Input:
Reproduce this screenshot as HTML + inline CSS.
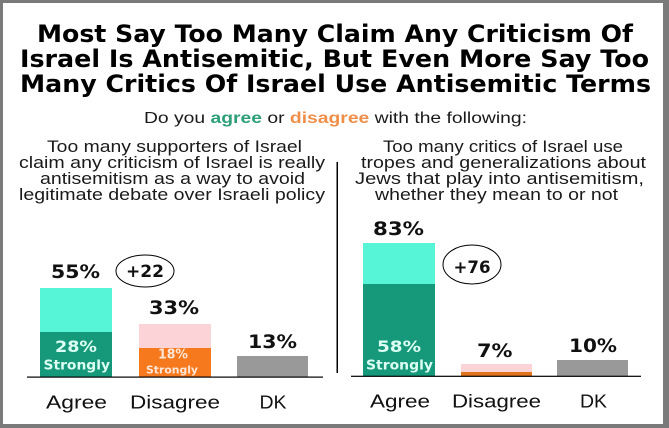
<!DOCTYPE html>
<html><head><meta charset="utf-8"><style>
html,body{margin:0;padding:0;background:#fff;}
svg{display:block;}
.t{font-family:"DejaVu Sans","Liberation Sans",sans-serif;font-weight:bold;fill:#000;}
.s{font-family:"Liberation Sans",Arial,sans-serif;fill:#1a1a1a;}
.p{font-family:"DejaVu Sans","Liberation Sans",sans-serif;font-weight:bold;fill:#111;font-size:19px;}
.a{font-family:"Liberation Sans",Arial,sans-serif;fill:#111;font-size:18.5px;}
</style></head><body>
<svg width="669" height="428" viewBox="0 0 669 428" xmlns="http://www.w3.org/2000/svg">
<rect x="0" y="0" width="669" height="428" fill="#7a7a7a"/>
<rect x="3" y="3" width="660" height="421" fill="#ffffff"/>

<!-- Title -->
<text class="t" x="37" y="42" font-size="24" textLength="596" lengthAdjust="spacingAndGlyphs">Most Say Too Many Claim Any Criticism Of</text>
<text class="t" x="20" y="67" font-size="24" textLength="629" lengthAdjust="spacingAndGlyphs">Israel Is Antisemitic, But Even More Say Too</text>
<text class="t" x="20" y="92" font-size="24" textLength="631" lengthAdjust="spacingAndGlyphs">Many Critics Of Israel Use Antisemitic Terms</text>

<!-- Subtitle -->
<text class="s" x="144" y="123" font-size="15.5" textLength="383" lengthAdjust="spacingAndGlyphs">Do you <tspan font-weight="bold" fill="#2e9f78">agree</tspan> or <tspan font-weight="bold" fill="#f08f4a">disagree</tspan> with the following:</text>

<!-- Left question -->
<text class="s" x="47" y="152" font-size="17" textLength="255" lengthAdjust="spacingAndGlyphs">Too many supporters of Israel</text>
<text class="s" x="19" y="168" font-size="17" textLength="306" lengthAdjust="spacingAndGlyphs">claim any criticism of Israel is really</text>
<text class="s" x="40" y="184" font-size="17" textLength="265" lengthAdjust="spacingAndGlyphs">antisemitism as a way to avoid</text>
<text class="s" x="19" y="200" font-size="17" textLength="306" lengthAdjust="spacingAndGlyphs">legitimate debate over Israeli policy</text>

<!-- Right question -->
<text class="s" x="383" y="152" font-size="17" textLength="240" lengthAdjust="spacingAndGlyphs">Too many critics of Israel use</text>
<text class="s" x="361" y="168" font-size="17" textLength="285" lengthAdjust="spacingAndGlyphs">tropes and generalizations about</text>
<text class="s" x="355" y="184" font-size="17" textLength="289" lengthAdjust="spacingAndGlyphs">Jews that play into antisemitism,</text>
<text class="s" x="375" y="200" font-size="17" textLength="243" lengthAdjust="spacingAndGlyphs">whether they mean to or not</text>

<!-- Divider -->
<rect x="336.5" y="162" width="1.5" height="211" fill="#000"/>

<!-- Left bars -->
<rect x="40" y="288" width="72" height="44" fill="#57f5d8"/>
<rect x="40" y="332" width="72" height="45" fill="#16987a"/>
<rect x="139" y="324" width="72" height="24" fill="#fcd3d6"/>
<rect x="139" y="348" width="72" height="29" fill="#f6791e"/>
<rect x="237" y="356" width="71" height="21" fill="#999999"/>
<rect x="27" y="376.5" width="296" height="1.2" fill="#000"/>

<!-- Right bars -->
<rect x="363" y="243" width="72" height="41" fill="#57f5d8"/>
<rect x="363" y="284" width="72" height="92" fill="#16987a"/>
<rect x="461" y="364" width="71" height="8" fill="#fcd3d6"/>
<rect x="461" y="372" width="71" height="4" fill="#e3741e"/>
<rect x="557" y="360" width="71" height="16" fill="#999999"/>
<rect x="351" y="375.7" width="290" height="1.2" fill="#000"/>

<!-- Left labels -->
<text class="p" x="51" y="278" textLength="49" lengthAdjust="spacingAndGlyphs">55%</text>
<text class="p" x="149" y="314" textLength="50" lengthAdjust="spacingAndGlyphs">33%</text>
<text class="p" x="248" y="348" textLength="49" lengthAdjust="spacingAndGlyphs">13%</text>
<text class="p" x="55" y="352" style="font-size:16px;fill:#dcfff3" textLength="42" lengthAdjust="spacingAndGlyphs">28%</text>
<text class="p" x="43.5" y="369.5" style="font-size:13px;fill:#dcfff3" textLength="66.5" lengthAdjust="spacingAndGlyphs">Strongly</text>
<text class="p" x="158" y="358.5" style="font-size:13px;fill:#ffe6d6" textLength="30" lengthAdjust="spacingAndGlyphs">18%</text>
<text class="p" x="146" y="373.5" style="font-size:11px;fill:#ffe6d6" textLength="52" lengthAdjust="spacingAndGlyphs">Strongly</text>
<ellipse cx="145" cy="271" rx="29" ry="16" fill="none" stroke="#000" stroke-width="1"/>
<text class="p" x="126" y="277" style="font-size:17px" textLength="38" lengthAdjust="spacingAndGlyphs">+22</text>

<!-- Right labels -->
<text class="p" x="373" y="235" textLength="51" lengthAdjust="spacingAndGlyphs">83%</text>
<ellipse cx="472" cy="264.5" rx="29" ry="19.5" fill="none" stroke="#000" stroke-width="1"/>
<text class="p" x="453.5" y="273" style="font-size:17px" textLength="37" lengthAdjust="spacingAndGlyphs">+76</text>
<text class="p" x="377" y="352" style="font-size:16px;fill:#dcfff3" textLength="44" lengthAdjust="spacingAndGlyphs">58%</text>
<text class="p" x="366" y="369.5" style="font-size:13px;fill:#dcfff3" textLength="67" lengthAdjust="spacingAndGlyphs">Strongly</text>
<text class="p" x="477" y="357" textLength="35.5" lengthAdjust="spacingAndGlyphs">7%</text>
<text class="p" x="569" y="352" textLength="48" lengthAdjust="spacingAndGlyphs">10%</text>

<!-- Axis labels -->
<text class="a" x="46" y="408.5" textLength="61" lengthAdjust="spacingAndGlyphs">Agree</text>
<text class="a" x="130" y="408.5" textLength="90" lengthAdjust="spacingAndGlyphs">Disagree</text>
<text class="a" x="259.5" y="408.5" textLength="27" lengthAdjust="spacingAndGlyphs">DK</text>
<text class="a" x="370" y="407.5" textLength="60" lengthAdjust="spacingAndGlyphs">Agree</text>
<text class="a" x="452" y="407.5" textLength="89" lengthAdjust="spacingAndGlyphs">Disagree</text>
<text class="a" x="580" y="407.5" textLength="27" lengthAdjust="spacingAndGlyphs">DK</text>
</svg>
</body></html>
--
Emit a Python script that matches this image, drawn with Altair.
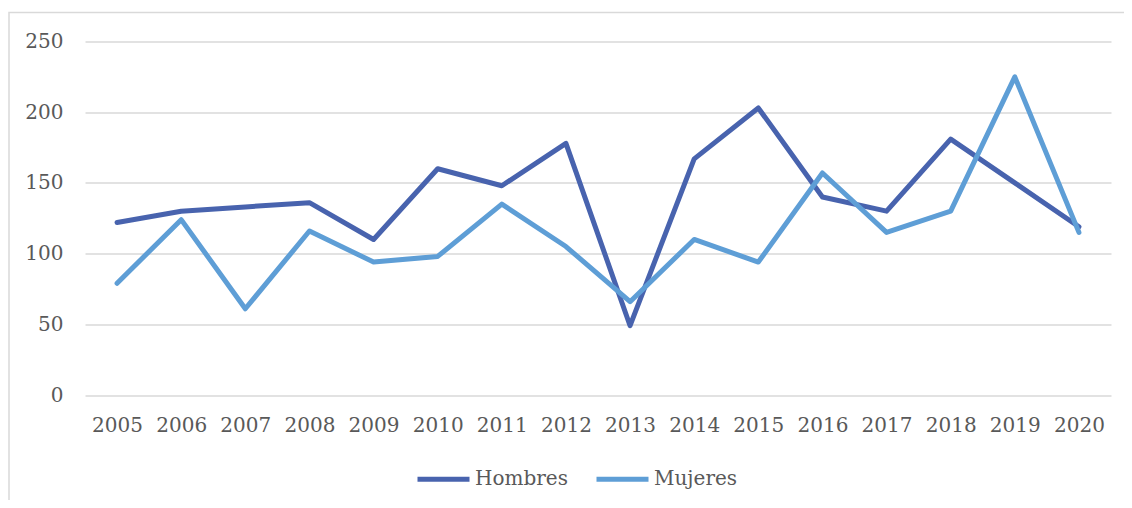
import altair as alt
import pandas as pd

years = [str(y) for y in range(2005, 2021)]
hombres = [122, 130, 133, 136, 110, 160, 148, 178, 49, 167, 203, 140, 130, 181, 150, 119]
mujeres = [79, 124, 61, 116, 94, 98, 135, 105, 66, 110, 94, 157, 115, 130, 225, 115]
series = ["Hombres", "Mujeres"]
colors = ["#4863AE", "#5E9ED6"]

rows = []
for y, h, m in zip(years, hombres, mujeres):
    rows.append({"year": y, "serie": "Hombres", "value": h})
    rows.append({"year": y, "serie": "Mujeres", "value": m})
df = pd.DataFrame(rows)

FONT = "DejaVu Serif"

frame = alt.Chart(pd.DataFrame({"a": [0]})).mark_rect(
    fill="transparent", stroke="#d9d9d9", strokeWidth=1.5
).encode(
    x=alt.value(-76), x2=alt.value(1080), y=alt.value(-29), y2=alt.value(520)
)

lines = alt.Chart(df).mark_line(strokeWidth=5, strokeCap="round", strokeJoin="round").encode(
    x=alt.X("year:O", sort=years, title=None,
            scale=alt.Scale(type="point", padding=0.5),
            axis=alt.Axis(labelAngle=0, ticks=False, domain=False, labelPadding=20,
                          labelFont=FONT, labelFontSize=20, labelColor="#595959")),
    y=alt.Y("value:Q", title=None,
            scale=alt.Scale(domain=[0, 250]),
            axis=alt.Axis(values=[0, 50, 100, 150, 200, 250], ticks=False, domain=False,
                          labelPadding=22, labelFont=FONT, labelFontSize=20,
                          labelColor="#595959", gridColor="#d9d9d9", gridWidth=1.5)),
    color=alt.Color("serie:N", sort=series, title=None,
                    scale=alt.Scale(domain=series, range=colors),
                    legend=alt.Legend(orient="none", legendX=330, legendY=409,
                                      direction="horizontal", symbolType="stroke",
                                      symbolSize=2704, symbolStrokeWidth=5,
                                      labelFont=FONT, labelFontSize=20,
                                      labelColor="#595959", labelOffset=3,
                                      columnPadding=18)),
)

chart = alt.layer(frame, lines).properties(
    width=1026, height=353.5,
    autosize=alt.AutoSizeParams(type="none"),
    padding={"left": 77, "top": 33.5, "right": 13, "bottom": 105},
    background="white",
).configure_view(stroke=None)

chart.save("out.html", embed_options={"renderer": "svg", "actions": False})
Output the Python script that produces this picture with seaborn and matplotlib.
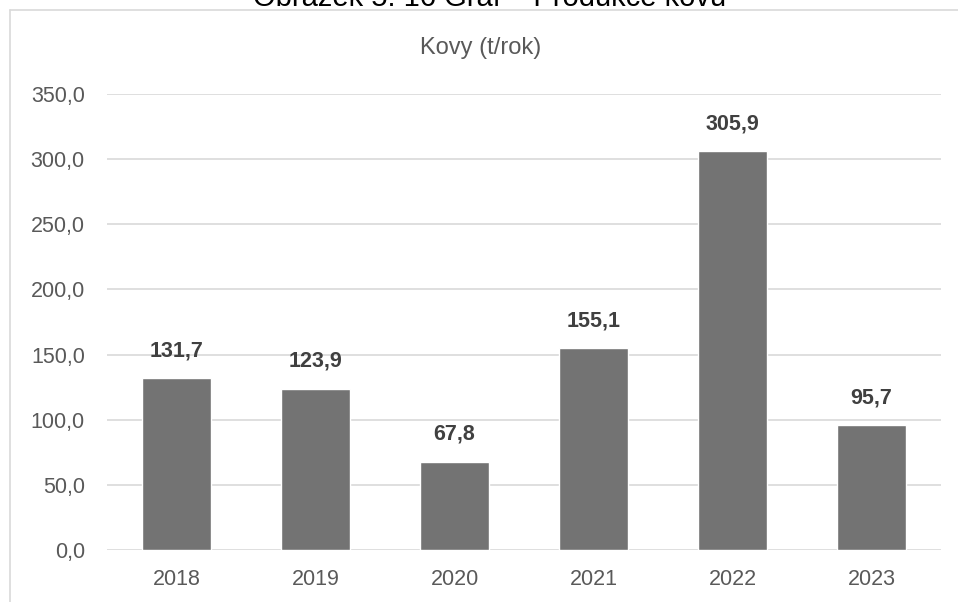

Aim: From the records above, copy only the lines running from the line containing "Emit a Python" to the line containing "import pandas as pd", both ends included. Leave the pictures out.

The response:
Emit a Python script that matches this image, drawn with Altair.
import altair as alt
import pandas as pd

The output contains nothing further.